5 Thoughts on “My Reticence to Support UU Congregational Outreach to Veterans

  1. I do not usually explain a photo, but I felt I should with this one. The photo is of the marker of the resting place at Arlington National Cemetary of the cremains of Rev. Lewis McGee and his wife Marcella. Rev. McGee one of my personal heros in the Unitarian Universalist ministry. As I was walking in the Columbarium, I came across his marker, and it brought tears to my eyes.

    You can learn more about this veteran of both the Army and our ministry at http://www.cedarlane.org/08serms/s080113.pdf, or in the book Black Pioneers in a White Denomination by Rev. Mark Morrison-Reed.

    Yours in faith,


  2. David –

    I retired from the Air Force in Jan 09, became the lay minister of the UU Church of Tullahoma, TN in Feb 09, and will begin seminary at Vanderbilt Divinity School in August. I just found your blog, and am eager to read your posts. Our church is probably anomaly within UUism, but of our 43 members, the majority have either served in the military, are a military spouse, or have civilian ties to nearby Arnold Air Force Base. Our members freely share their military stories, and our congregation is completely supportive of the military. I have had many interesting experiences as I attend district conferences, UU leadership training, and even a minister’s conference. Some wonder how we can have some many ties to the military. Doesn’t this conflict with the fact we love peace? I ask them if they would advocate completely disbanding our military. I’ve yet to find anyone who advocates that. My second question is “So who do you want in the military, thuugs or people of conscience?” At this point, the light buld usually goes on. I also point out that UUs make the best chaplains, and we need far more of them. My best wishes to you.


  3. Dear David,

    Are you familiar with The Coming Home Project? This program offers retreats and group support for veterans. I recently met one of the directors, Joseph Bobrow, at a Buddhist chaplaincy open house. He is a practicing Buddhist, and we shared some of our experiences in providing outreach to veterans. I believe that some Buddhist sanghas may be similar to UU congregations in being uninformed and unprepared to offer support to veterans; I’ve also been asked many of those questions you were asked, although in a Buddhist context! Fortunately, I think this has been a minority view, and much of the response to my military chaplaincy work has been positive. However, I can understand your reticence regarding outreach – many veterans need to be honored and respected for their service, and I worry that the concept of “outreach” may not include this. I believe that some Buddhists, and perhaps UU congregants, will not “get” this, and assume that the only “appropriate” response of the veteran should be shame, remorse, and atonement for any kind of military service, even not involving combat. Perhaps it cannot be understood unless one has actually served in the military, and maybe outreach should be spearheaded by veterans.
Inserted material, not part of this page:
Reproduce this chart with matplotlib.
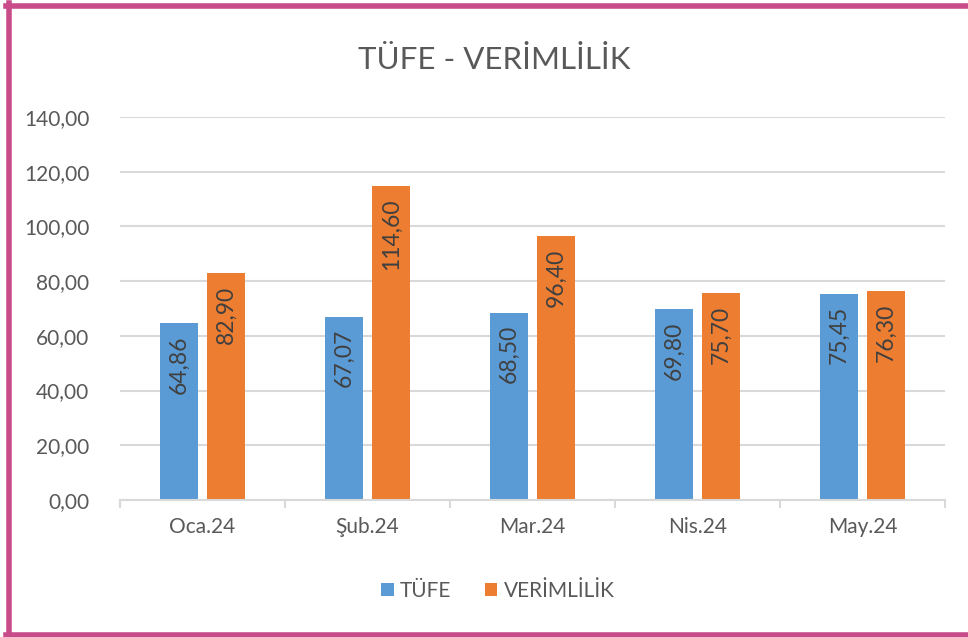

  4. The shame of our involvement in the aftermath of Vietnam is the third reason why I am reticent about supporting outreach efforts to military veterans. I know I am being controversial by even saying this aloud, but there is a spiritual and emotional “ghost” in our denominational system that has not yet been exorcised, and until it is brought into the light of day and we heal from it, we will continue to be motivated towards this kind of outreach for all the wrong reasons.

    I’m not a 100% certain this is true. I’m guessing most of an age to remember have no qualms about what was said and done about Vietnam. It is an interesting aspect to Obama’s supposed attendance at a UU Sunday School in the 70’s and a Church that also sheltered guys AWOL from the service.

    Still your right about the need for a great deal of reflection about the 60s and 70s. If people wonder what happened to Liberalism, well it died right then and a good many of us did the work of demolishing it. Not right wingers… we did. I remember the lost looks on my Liberal elders.

  5. Doug — I know that there are some exceptions out there of congregations that are more prepared to welcome veterans of the current conflicts than others. I would put my internship church in that category, not because of any work I did, but because of much of the work that they have done. I also know that there are a few congregations that are very connected to the military— and many of those congregations have faced similar experiences to the one you described when they connect to the broader UU Movement through district and association events. There are also some churches out there that find a good balance, many of them in the areas immediately around large military bases. I am specifically thinking of San Antonio, of San Diego, and of some of the DC churches.

    But in this case, I would be likely to argue that the exception proves the rule….

    Yuinen — I am familiar with the Coming Home project, and was even involved in exploring with a Zen Center in Oak Park IL what that might look like in the Chicago area, till I could no longer meet my commitments due to other requirements (like seminary). It is a good model, in part for the Zen skillful means of bearing witness. I found that the Zen program gave more space to veterans to discover and share their own stories and experiences than might be encountered in a similar effort in other places. Thank you for reminding me of it though… it might appear in the paper the Army is paying me to write here at NDU.

    Bill — I knew I was being controversial with the word “shame”. It is a loaded word, and I used it with intent. I may be wrong, but that is what I have seen around the issue of veterans. I have seen it manifest as anger at even the idea of veterans and military people in a UU church (thankfully a rare reaction), to a defensiveness (even when I was deliberately trying not to be sensitive), to a few deeply emotional encounters with people who were deeply involved in the peace in Vietnam movements.

    There is a hair to split here… and I need to split it. What I have encountered has been deep pride at helping to end the war, and regret and guilt at some of the things done in the process of making that happen. I personally am proud of our faith’s involvement in bringing an end to that war, even though I was barely born and baptized as a Southern Baptist at the time. If I could say what I am trying to say without implying a critique, I would. It was a time of excess in many things, including in the reaction many in the peace movement had towards veterans.

    But we need to realize that this complex dynamic in being rightfully proud of what was accomplished and ashamed of some of the means that were used has created a very complex ghost in not just our denomination’s relationship to war, but in our nation’s relationship to war. After Vietnam, this complex emotional knot was swept under the rug, and it continues to affect who we are and why we do the things we do.

    I think you can trace the invasion of Iraq to this “ghost” in our national system, but that is another essay…

    As a religious faith, I think we need to talk about it. I think we need to look closely at that time period and the years before it, for they have formed much of who we are today. There is great good in this, but there is also some baggage we carry. If we are ever going to lighten that baggage, we need to open it.